PROBLEM:
Your task is to print exactly the lines from the line that contains "Write a Python" through the line that contains "ax.set_ylim(20000, 83000)", with pictures left out.

LISTED ENTRIES:
------------------------------------

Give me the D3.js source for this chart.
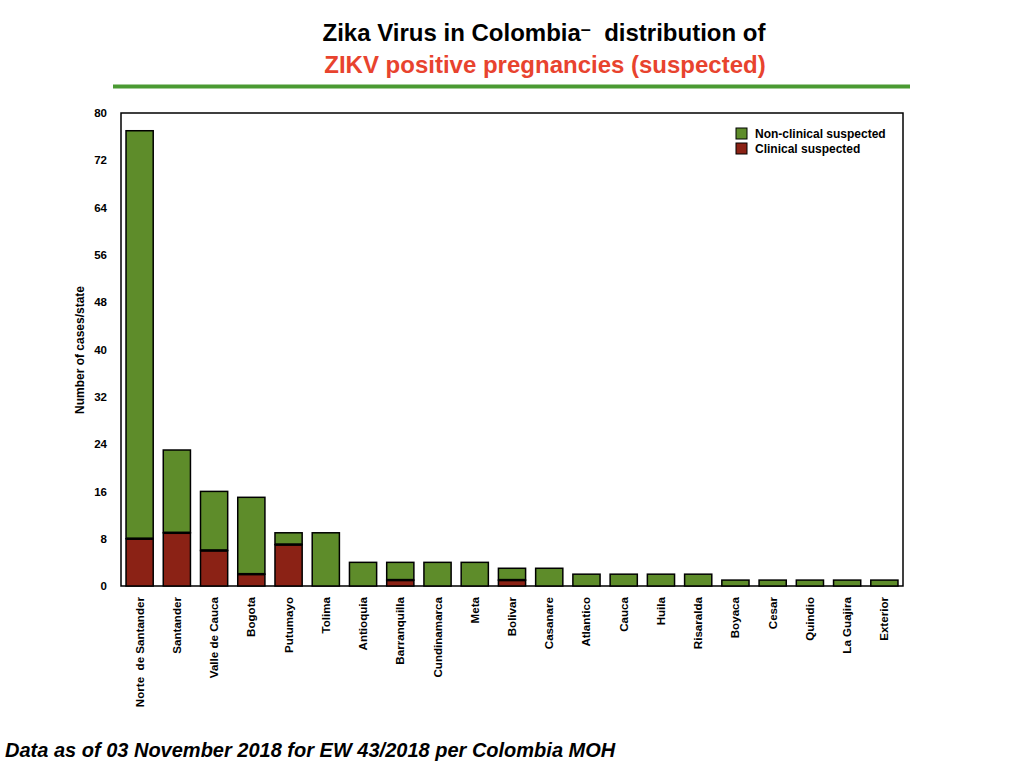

------------------------------------

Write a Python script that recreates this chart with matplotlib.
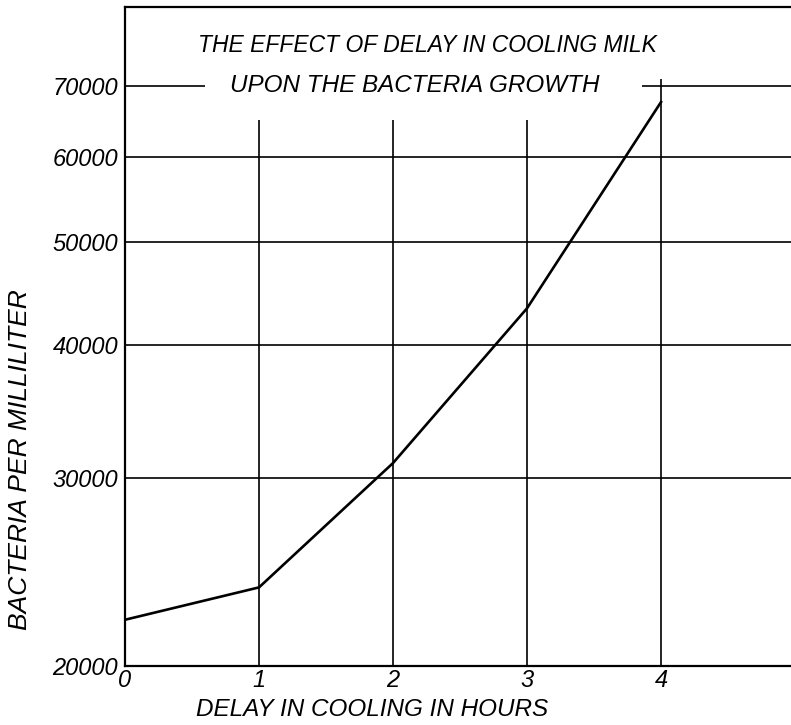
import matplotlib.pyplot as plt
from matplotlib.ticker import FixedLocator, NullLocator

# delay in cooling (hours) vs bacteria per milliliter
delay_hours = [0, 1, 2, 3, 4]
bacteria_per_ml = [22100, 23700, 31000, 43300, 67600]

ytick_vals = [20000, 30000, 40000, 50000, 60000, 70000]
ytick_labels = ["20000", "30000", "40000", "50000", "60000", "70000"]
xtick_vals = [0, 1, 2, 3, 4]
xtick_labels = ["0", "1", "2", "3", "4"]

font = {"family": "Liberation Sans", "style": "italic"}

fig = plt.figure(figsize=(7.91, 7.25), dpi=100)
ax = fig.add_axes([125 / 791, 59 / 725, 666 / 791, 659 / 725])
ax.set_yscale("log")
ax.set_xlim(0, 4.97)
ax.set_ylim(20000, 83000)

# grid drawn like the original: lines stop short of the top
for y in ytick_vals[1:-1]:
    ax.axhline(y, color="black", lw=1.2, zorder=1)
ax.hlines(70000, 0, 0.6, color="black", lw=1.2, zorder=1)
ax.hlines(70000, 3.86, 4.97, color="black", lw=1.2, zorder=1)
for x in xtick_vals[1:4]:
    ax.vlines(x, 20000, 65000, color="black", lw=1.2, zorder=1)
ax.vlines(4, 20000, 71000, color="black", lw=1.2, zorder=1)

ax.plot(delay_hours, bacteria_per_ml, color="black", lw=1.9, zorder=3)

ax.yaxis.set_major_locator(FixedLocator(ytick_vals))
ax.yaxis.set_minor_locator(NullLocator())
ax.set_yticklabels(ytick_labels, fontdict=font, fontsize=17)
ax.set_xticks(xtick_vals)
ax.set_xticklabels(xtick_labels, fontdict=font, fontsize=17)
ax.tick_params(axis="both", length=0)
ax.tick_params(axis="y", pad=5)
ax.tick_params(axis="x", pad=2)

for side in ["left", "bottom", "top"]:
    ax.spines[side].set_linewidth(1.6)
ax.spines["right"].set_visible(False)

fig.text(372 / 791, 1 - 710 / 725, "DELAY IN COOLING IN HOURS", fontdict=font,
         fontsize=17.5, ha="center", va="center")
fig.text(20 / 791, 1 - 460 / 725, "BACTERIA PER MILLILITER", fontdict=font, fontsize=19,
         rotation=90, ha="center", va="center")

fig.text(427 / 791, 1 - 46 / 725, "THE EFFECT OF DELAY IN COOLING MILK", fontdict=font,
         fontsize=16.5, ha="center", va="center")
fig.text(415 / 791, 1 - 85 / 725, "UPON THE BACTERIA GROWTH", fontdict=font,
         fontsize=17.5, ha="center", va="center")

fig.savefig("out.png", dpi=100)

------------------------------------

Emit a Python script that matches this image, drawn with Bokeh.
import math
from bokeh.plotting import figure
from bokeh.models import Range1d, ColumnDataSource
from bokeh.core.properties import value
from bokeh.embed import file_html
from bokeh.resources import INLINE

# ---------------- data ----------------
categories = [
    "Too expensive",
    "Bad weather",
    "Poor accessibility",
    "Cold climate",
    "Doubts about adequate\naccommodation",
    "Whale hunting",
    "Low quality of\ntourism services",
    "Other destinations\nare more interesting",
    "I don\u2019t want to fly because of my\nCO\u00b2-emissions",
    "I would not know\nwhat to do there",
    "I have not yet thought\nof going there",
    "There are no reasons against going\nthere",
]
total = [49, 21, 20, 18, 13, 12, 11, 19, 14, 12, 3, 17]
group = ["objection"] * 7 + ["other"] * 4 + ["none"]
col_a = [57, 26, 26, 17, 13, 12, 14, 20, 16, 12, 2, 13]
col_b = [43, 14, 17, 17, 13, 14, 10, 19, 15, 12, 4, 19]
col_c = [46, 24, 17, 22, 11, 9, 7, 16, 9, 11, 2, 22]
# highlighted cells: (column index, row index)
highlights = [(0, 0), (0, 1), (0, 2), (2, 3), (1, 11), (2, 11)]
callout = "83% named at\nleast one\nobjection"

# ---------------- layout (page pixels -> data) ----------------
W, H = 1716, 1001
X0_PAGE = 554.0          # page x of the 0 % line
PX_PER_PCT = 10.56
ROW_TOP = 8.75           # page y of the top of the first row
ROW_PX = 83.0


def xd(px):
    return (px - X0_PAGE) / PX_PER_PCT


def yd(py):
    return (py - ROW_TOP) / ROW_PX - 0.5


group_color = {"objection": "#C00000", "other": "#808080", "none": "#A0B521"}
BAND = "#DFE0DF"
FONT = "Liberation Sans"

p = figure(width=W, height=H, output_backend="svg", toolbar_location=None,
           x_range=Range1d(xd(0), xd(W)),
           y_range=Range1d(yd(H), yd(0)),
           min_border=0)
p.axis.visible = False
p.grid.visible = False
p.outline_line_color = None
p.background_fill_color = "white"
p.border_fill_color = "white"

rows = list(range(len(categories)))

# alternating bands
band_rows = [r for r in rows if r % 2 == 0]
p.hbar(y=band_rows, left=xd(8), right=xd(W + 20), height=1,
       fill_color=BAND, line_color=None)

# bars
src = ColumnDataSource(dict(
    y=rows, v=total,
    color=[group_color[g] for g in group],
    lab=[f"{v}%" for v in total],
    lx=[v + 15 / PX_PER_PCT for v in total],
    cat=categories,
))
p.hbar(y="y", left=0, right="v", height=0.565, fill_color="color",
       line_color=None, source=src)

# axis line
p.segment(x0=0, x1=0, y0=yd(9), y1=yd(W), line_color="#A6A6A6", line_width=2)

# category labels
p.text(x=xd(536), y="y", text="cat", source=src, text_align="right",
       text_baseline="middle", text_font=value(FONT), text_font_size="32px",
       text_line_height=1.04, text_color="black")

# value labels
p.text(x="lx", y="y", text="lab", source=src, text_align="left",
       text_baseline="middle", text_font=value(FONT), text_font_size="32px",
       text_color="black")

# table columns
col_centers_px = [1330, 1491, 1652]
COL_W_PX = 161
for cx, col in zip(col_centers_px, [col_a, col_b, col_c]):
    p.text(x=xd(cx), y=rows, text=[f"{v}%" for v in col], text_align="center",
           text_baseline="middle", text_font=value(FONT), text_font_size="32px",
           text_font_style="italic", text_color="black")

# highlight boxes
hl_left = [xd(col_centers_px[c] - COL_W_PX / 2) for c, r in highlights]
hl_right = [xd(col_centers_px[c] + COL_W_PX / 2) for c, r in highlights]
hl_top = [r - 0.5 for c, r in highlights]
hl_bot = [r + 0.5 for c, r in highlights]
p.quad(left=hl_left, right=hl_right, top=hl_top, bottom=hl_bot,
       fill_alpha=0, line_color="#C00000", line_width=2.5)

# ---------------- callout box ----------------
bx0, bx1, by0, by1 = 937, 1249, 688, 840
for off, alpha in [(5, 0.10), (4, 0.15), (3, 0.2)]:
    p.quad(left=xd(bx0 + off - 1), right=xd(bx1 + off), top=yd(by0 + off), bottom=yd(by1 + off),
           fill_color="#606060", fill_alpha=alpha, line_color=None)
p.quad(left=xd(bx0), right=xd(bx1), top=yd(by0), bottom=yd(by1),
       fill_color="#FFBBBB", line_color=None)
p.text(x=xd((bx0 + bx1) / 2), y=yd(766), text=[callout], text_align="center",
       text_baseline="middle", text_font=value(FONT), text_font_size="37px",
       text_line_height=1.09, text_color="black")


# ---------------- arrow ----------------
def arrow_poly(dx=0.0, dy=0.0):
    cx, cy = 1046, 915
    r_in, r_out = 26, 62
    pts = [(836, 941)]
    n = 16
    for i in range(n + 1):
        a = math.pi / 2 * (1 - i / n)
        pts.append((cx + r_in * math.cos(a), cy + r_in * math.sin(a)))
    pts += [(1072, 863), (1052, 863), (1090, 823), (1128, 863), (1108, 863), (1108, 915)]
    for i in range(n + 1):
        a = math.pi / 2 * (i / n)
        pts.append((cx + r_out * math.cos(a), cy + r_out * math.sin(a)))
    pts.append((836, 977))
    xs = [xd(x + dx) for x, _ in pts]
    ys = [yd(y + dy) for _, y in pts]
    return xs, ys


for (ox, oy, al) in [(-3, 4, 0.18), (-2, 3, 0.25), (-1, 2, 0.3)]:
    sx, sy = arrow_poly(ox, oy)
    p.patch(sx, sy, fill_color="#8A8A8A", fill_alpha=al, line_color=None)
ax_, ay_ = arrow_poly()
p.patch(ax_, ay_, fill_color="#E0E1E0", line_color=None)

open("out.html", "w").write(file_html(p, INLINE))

------------------------------------

OUTPUT BELOW:
Write a Python script that recreates this chart with matplotlib.
import matplotlib.pyplot as plt
from matplotlib.ticker import FixedLocator, NullLocator

# delay in cooling (hours) vs bacteria per milliliter
delay_hours = [0, 1, 2, 3, 4]
bacteria_per_ml = [22100, 23700, 31000, 43300, 67600]

ytick_vals = [20000, 30000, 40000, 50000, 60000, 70000]
ytick_labels = ["20000", "30000", "40000", "50000", "60000", "70000"]
xtick_vals = [0, 1, 2, 3, 4]
xtick_labels = ["0", "1", "2", "3", "4"]

font = {"family": "Liberation Sans", "style": "italic"}

fig = plt.figure(figsize=(7.91, 7.25), dpi=100)
ax = fig.add_axes([125 / 791, 59 / 725, 666 / 791, 659 / 725])
ax.set_yscale("log")
ax.set_xlim(0, 4.97)
ax.set_ylim(20000, 83000)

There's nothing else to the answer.